# Stored data
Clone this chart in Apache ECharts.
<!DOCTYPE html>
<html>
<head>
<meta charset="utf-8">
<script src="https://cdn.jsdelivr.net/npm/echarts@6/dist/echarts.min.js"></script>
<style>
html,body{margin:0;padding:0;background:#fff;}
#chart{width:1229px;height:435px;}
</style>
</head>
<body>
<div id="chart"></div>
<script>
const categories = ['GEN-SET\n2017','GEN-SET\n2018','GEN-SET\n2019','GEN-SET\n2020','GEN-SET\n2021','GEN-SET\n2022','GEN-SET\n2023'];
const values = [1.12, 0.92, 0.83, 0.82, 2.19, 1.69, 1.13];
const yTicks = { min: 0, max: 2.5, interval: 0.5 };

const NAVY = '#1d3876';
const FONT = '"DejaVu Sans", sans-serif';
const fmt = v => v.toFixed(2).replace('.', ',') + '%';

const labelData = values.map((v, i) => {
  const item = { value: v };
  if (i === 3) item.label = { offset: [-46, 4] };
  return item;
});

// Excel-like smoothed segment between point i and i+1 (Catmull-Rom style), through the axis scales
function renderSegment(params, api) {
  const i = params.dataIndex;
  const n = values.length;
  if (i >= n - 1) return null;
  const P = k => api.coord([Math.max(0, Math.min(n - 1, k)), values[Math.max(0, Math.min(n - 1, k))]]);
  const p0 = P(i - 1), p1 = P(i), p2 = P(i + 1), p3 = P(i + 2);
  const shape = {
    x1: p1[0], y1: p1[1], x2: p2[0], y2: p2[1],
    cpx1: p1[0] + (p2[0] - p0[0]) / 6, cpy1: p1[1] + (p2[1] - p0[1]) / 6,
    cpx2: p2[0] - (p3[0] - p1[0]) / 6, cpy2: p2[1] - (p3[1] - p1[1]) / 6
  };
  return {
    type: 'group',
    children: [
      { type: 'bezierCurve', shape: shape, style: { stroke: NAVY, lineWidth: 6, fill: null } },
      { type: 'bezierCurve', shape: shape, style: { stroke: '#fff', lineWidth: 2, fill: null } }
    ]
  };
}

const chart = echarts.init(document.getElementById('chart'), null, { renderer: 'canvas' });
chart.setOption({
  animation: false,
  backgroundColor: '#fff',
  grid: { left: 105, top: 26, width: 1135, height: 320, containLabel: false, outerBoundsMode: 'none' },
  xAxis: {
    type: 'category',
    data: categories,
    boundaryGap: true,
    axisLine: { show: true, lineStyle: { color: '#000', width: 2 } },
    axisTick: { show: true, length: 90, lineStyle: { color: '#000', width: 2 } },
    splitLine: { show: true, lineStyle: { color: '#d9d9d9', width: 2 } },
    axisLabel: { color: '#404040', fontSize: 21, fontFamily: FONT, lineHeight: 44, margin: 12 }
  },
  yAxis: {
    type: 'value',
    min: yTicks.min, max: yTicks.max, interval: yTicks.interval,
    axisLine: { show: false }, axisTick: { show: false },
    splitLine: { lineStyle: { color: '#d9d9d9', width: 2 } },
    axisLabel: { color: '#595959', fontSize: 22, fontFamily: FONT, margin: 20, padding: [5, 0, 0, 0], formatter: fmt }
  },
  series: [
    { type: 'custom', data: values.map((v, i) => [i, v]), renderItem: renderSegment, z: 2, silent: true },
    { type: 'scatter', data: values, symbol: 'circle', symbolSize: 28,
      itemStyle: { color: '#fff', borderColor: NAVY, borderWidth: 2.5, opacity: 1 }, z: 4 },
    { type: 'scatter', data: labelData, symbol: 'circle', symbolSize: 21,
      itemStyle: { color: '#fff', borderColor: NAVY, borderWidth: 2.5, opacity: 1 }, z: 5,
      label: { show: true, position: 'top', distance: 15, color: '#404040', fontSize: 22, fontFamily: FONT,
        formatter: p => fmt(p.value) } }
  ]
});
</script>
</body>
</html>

...

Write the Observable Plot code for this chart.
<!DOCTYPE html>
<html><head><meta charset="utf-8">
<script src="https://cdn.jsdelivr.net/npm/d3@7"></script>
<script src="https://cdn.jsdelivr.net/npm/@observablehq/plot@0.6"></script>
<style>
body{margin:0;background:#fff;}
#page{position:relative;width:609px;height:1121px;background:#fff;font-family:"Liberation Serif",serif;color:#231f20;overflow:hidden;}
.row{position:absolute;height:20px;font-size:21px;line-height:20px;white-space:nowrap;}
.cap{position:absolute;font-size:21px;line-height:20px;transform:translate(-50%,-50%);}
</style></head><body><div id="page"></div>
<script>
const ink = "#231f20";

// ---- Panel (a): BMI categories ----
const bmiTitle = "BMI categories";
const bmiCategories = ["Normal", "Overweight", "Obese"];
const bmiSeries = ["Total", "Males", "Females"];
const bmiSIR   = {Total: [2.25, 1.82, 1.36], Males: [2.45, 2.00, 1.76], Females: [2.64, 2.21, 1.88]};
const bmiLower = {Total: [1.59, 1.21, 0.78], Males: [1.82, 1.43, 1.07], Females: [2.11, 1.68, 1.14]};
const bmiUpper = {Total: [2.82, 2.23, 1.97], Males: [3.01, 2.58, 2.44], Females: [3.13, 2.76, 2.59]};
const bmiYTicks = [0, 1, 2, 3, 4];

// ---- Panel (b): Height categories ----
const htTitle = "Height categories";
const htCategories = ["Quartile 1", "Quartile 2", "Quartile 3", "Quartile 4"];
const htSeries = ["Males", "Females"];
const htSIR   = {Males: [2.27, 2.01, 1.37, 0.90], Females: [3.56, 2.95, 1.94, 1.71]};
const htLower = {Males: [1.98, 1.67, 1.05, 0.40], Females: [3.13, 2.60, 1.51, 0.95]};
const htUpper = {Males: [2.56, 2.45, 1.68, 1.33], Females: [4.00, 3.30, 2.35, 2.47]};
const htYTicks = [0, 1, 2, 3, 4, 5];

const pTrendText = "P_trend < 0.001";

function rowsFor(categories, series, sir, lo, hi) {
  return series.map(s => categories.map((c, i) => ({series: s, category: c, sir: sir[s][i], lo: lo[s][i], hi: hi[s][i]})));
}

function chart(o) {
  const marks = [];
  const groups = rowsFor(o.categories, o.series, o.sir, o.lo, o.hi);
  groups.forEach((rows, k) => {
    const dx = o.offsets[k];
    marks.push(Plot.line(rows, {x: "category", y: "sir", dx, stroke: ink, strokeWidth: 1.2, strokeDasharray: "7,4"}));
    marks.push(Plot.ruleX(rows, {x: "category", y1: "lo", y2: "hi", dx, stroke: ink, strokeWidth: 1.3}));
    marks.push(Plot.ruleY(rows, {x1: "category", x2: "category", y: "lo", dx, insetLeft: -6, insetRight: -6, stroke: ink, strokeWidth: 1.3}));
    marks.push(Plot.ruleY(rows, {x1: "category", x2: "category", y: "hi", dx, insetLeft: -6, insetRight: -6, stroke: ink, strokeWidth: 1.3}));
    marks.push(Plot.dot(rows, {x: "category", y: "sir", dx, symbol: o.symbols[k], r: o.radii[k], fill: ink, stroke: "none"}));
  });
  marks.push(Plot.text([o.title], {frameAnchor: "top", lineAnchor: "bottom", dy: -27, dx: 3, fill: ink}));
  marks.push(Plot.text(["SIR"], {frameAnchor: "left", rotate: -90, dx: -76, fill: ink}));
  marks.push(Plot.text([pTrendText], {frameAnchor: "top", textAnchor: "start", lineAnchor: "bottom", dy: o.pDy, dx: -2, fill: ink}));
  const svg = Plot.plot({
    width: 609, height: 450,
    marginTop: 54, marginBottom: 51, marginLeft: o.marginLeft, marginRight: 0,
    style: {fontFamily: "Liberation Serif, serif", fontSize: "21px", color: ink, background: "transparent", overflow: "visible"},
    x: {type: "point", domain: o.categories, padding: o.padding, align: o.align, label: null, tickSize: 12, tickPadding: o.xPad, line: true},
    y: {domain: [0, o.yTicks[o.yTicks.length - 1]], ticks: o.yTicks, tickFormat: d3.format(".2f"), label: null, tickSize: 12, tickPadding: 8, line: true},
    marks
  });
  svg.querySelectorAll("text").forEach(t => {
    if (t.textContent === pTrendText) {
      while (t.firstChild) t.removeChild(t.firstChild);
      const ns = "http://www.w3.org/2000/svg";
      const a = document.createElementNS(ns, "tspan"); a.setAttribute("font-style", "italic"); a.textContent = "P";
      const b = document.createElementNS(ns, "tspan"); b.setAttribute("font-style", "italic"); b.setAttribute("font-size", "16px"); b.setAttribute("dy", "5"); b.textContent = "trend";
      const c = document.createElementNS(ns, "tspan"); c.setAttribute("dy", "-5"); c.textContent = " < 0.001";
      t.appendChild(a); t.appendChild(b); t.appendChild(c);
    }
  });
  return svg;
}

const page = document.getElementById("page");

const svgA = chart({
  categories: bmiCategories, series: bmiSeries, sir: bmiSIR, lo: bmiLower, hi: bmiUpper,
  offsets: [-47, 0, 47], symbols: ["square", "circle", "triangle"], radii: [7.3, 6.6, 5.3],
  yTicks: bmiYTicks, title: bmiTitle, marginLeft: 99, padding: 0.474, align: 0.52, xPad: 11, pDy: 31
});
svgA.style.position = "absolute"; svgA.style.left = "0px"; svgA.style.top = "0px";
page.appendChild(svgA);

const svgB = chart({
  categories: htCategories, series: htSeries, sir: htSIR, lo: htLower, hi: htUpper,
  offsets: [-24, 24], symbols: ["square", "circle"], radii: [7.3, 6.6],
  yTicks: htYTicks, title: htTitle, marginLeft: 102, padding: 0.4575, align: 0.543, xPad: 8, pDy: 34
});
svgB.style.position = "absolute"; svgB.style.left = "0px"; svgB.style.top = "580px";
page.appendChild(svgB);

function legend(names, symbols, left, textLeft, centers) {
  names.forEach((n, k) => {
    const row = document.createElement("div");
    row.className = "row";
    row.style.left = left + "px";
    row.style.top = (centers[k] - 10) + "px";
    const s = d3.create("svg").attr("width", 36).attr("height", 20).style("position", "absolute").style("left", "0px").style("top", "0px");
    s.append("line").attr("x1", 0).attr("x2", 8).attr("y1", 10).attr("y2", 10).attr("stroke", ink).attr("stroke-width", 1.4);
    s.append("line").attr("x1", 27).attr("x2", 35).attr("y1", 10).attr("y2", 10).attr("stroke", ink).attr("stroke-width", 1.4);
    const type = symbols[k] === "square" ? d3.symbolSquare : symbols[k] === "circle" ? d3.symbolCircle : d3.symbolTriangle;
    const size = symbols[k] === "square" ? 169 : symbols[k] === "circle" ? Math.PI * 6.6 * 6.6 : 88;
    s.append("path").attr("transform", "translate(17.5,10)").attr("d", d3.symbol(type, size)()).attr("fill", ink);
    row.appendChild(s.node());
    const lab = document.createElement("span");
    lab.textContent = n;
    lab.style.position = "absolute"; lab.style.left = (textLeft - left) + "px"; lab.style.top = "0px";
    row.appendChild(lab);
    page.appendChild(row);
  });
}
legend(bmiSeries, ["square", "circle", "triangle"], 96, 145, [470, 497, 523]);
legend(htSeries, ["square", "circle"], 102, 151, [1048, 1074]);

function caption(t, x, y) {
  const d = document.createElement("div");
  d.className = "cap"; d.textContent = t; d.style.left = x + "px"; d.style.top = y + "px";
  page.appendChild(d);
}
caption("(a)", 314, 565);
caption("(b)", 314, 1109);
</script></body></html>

* * *

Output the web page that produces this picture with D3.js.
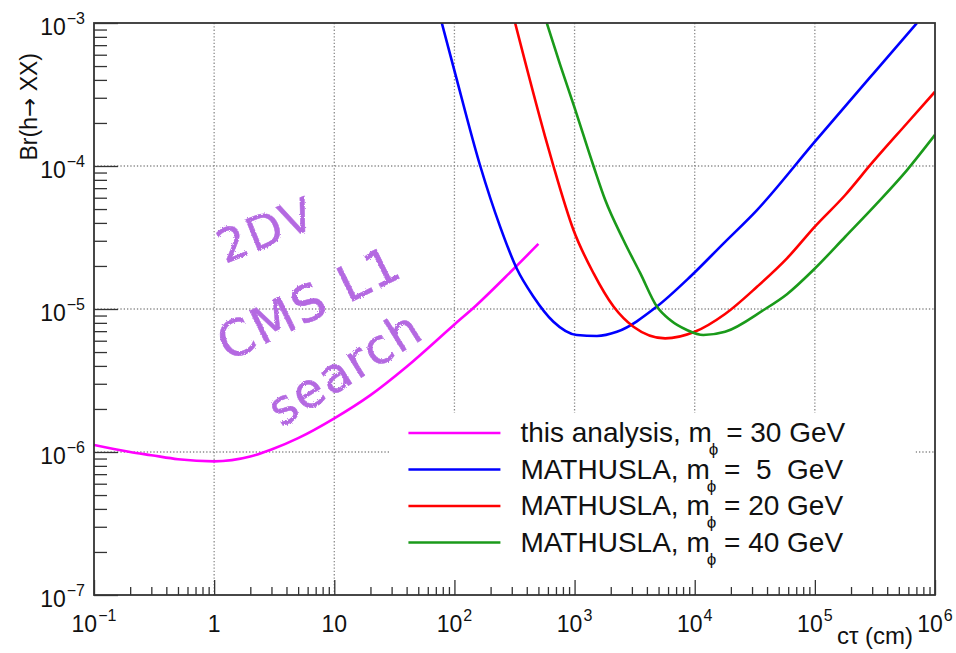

# Problem requirements
With the first line being the one containing "Clone this chart in Apache ECharts." and the last line the one containing "const fmt = v", transcribe exactly the lines above that fall in that range.

# Right answer
Clone this chart in Apache ECharts.
<!DOCTYPE html>
<html>
<head>
<meta charset="utf-8">
<script src="https://cdn.jsdelivr.net/npm/echarts@6/dist/echarts.min.js"></script>
<style>
html,body{margin:0;padding:0;background:#fff;}
#chart{width:1229px;height:435px;}
</style>
</head>
<body>
<div id="chart"></div>
<script>
const categories = ['GEN-SET\n2017','GEN-SET\n2018','GEN-SET\n2019','GEN-SET\n2020','GEN-SET\n2021','GEN-SET\n2022','GEN-SET\n2023'];
const values = [1.12, 0.92, 0.83, 0.82, 2.19, 1.69, 1.13];
const yTicks = { min: 0, max: 2.5, interval: 0.5 };

const NAVY = '#1d3876';
const FONT = '"DejaVu Sans", sans-serif';
const fmt = v => v.toFixed(2).replace('.', ',') + '%';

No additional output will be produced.